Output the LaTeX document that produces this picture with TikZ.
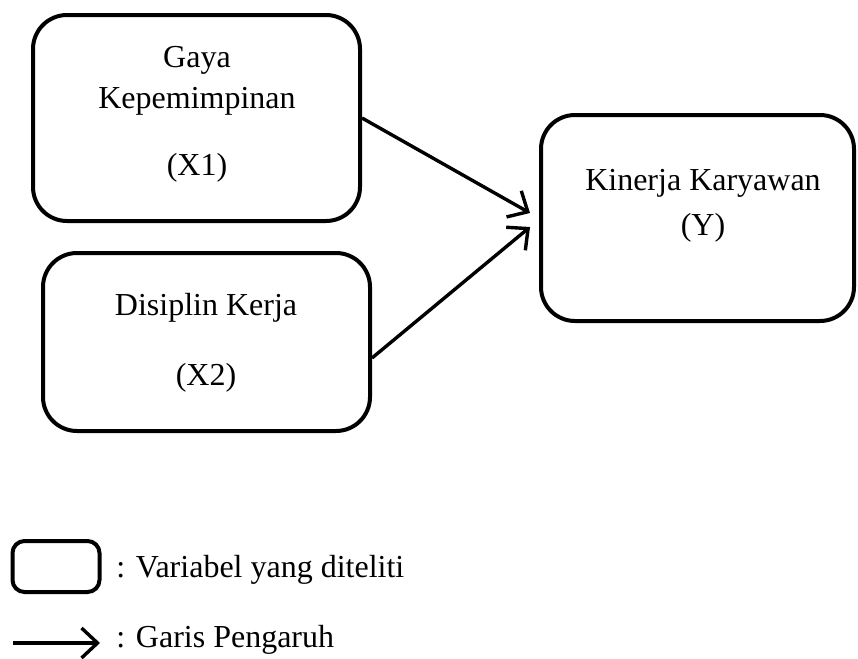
\documentclass[tikz,border=0pt]{standalone}
\usepackage{fontspec}
\setmainfont{Liberation Serif}
\usetikzlibrary{arrows.meta}
\begin{document}
\begin{tikzpicture}[x=0.5pt,y=-0.5pt,
  varbox/.style={draw=black,line width=2pt,rounded corners=17pt,inner sep=0pt},
  lbl/.style={inner sep=0pt,font=\fontsize{16pt}{19pt}\selectfont},
  infl/.style={line width=1.7pt,-{Straight Barb[length=8pt,width=15pt,line width=1.7pt]}}]
\useasboundingbox (0,0) rectangle (858,659);
% boxes
\node[varbox,minimum width=327*0.5pt,minimum height=206*0.5pt] (x1) at (196.5,118) {};
\node[varbox,minimum width=327*0.5pt,minimum height=178*0.5pt] (x2) at (206.5,342) {};
\node[varbox,minimum width=313*0.5pt,minimum height=206*0.5pt] (y) at (697.5,218) {};
% texts
\node[lbl] (t1a) at (197,60) {Gaya};
\node[lbl] (t1b) at (197,101) {Kepemimpinan};
\node[lbl] (t1c) at (197,168) {(X1)};
\node[lbl] (t2a) at (206,308) {Disiplin Kerja};
\node[lbl] (t2b) at (206,378) {(X2)};
\node[lbl] (t3a) at (703,183) {Kinerja Karyawan};
\node[lbl] (t3b) at (703,228) {(Y)};
% arrows
\coordinate (ya) at ([xshift=-4.5pt,yshift=2.5pt]y.west);
\coordinate (yb) at ([xshift=-4.5pt,yshift=-4.5pt]y.west);
\draw[infl] (x1.east) -- (ya);
\draw[infl] ([yshift=-8pt]x2.east) -- (yb);
% legend
\node[varbox,rounded corners=6pt,minimum width=87*0.5pt,minimum height=51*0.5pt] (lb) at (56,566.5) {};
\node[lbl,anchor=west] (lt1) at (116,570) {: Variabel yang diteliti};
\coordinate (la) at (13,643);
\coordinate (lz) at (100,643);
\draw[infl] (la) -- (lz);
\node[lbl,anchor=west] (lt2) at (116,640) {: Garis Pengaruh};
\end{tikzpicture}
\end{document}
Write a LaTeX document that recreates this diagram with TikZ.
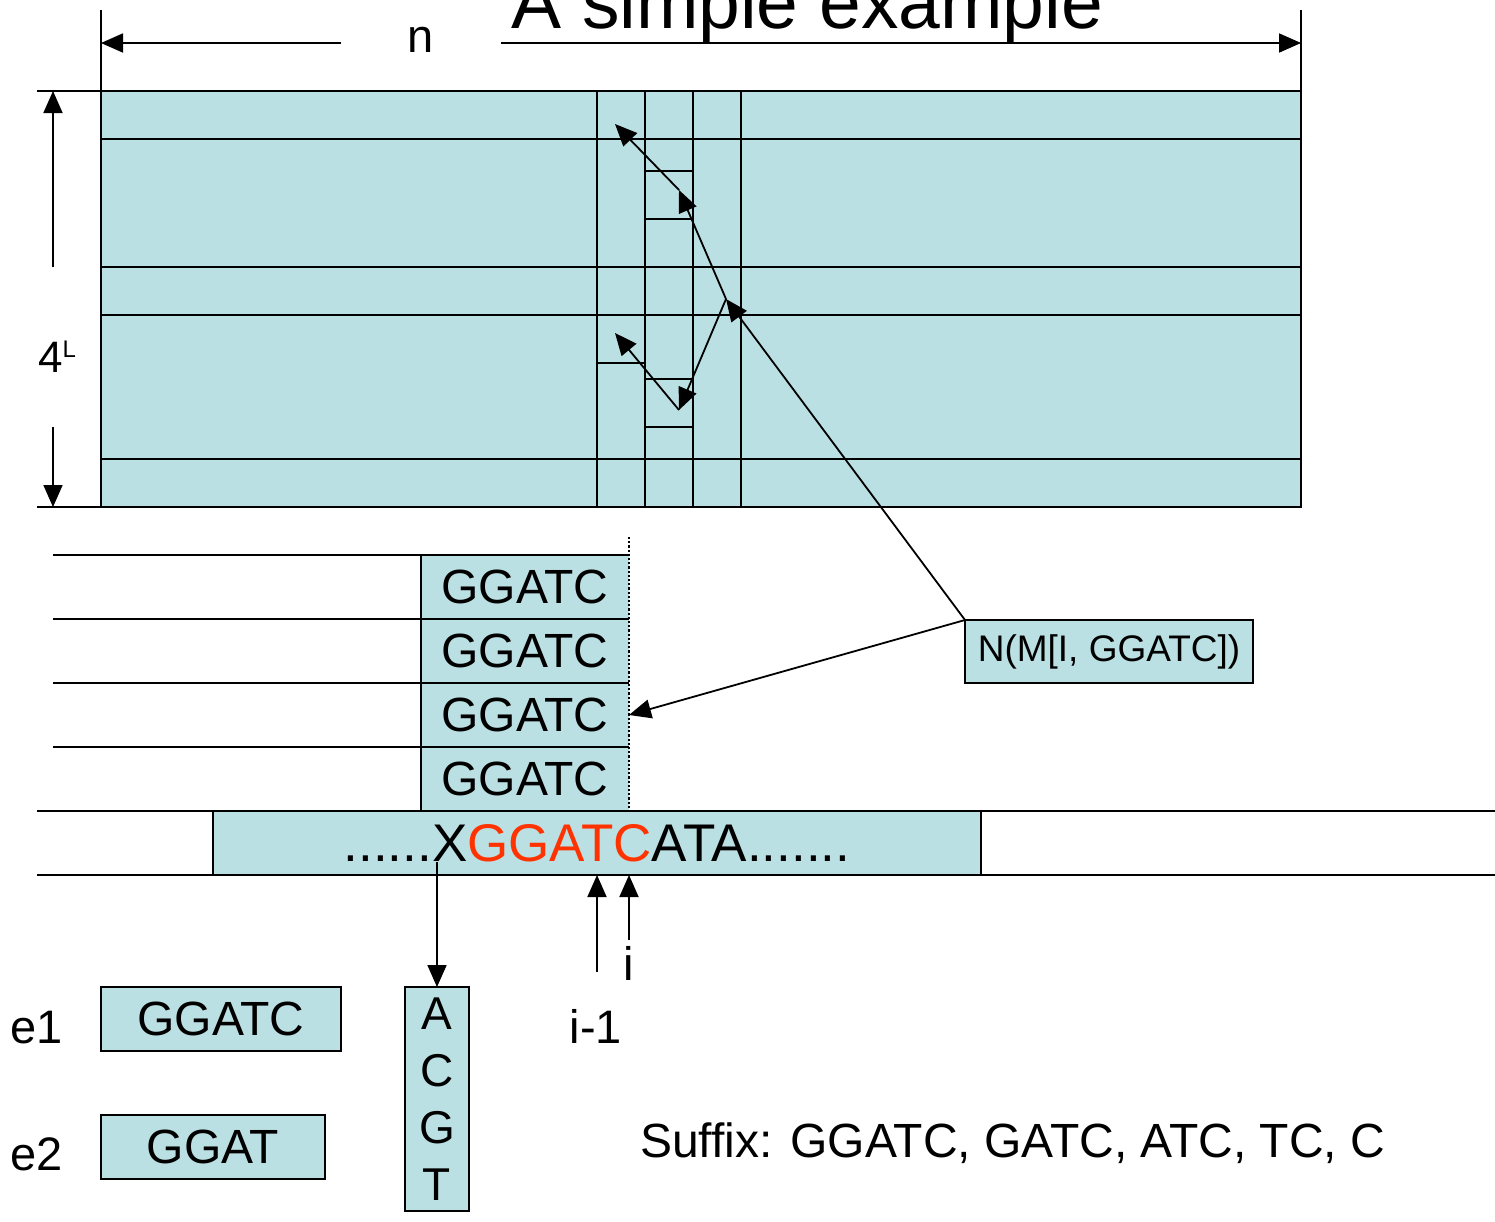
\documentclass[tikz,border=0pt]{standalone}
\usepackage{fontspec}
\setmainfont{Liberation Sans}
\usetikzlibrary{arrows.meta}
\definecolor{boxfill}{RGB}{187,224,227}
\definecolor{seqred}{RGB}{255,51,0}
\begin{document}
\begin{tikzpicture}[x=1pt,y=-1pt,
  ln/.style={line width=2pt},
  arr/.style={line width=1.8pt,-{Triangle[length=22pt,width=19pt]}},
  cellbox/.style={draw, line width=2pt, fill=boxfill, inner sep=0pt, outer sep=0pt, anchor=north west},
  fillbox/.style={fill=boxfill, inner sep=0pt, outer sep=0pt, anchor=north west},
  txt/.style={font=\fontsize{47}{56}\selectfont},
  stacktxt/.style={font=\fontsize{48}{56}\selectfont},
]
\useasboundingbox (0,0) rectangle (1495,1221);

% ---------- title and n dimension ----------
\node[anchor=base west, inner sep=0pt, font=\fontsize{75}{80}\selectfont] (title) at (511,28) {A simple example};
\coordinate (nl) at (101,43);
\coordinate (nr) at (1301,43);
\draw[ln] (101,10) -- (101,91);
\draw[ln] (1301,10) -- (1301,91);
\draw[arr] (341,43) -- (nl);
\draw[arr] (501,43) -- (nr);
\node[anchor=base, inner sep=0pt, txt] (nlab) at (421,52) {n};

% ---------- big grid ----------
\fill[boxfill] (101,91) rectangle (1301,507);
\foreach \yy in {139,267,315,459} { \draw[ln] (101,\yy) -- (1301,\yy); }
\foreach \xx in {597,645,693,741} { \draw[ln] (\xx,91) -- (\xx,507); }
\draw[ln] (101,91) rectangle (1301,507);
\draw[ln] (37,91) -- (101,91);
\draw[ln] (37,507) -- (101,507);

% small highlighted boxes
\node[cellbox, minimum width=48pt, minimum height=48pt] (sb1) at (645,171) {};
\node[cellbox, minimum width=48pt, minimum height=48pt] (sb2) at (597,315) {};
\node[cellbox, minimum width=48pt, minimum height=48pt] (sb3) at (645,379) {};

% 4^L dimension
\coordinate (ltop) at (53,91);
\coordinate (lbot) at (53,507);
\draw[arr] (53,267) -- (ltop);
\draw[arr] (53,427) -- (lbot);
\node[anchor=base west, inner sep=0pt, font=\fontsize{44}{50}\selectfont] (four) at (38,372) {4\raisebox{15pt}{\fontsize{24}{24}\selectfont L}};

% path arrows in the grid
\coordinate (A) at (726,299);
\coordinate (B) at (679,190);
\coordinate (C) at (615,124);
\coordinate (D) at (679,410);
\coordinate (E) at (615,333);
\draw[arr] (A) -- (B);
\draw[arr] (B) -- (C);
\draw[arr] (A) -- (D);
\draw[arr] (D) -- (E);

% ---------- GGATC stack ----------
\foreach \i/\yy in {1/555,2/619,3/683,4/747} {
  \node[fillbox, minimum width=208pt, minimum height=64pt, stacktxt] (g\i) at (421,\yy) {GGATC};
  \draw[ln] (53,\yy) -- (g\i.north west);
  \draw[ln] (g\i.north east) -- (g\i.north west) -- (g\i.south west) -- (g\i.south east);
}
\draw[line width=2.2pt, dotted] (629,537) -- (629,811);

% ---------- N box ----------
\node[cellbox, minimum width=288pt, minimum height=63pt, font=\fontsize{37}{44}\selectfont] (nb) at (965,620) {N(M[I, GGATC])};
\draw[arr] (nb.north west) -- (A);
\draw[arr] (nb.north west) -- (g3.east);

% ---------- sequence band ----------
\draw[ln] (37,811) -- (1495,811);
\draw[ln] (37,875) -- (1495,875);
\node[cellbox, minimum width=768pt, minimum height=64pt, font=\fontsize{53}{60}\selectfont] (seq) at (213,811) {......X{\color{seqred}GGATC}ATA.......};

% i and i-1 arrows
\coordinate (im1) at (597,972);
\coordinate (ii) at (629,940);
\draw[arr] (im1) -- (im1 |- seq.south);
\draw[arr] (ii) -- (ii |- seq.south);
\node[anchor=base, inner sep=0pt, txt] (ilab) at (629,980) {i};
\node[anchor=base, inner sep=0pt, txt] (im1lab) at (596,1043) {i-1};

% ---------- ACGT column ----------
\node[cellbox, minimum width=64pt, minimum height=224pt, align=center, font=\fontsize{46}{57}\selectfont] (acgt) at (405,987) {A\\C\\G\\T};
\coordinate (xs) at (437,862);
\draw[arr] (xs) -- (acgt.north);

% ---------- e1 / e2 ----------
\node[anchor=base west, inner sep=0pt, txt] (e1lab) at (10,1043) {e1};
\node[anchor=base west, inner sep=0pt, txt] (e2lab) at (10,1170) {e2};
\node[cellbox, minimum width=240pt, minimum height=64pt, stacktxt] (e1) at (101,987) {GGATC};
\node[cellbox, minimum width=224pt, minimum height=64pt, stacktxt] (e2) at (101,1115) {GGAT};

% ---------- suffix text ----------
\node[anchor=base west, inner sep=0pt, font=\fontsize{48}{56}\selectfont] (suffix) at (640,1157) {Suffix: GGATC, GATC, ATC, TC, C};
\end{tikzpicture}
\end{document}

—————

Job: Copy each line holding the word "that" from the listing above.

Response below:
Output the LaTeX document that produces this picture with TikZ.
Write a LaTeX document that recreates this diagram with TikZ.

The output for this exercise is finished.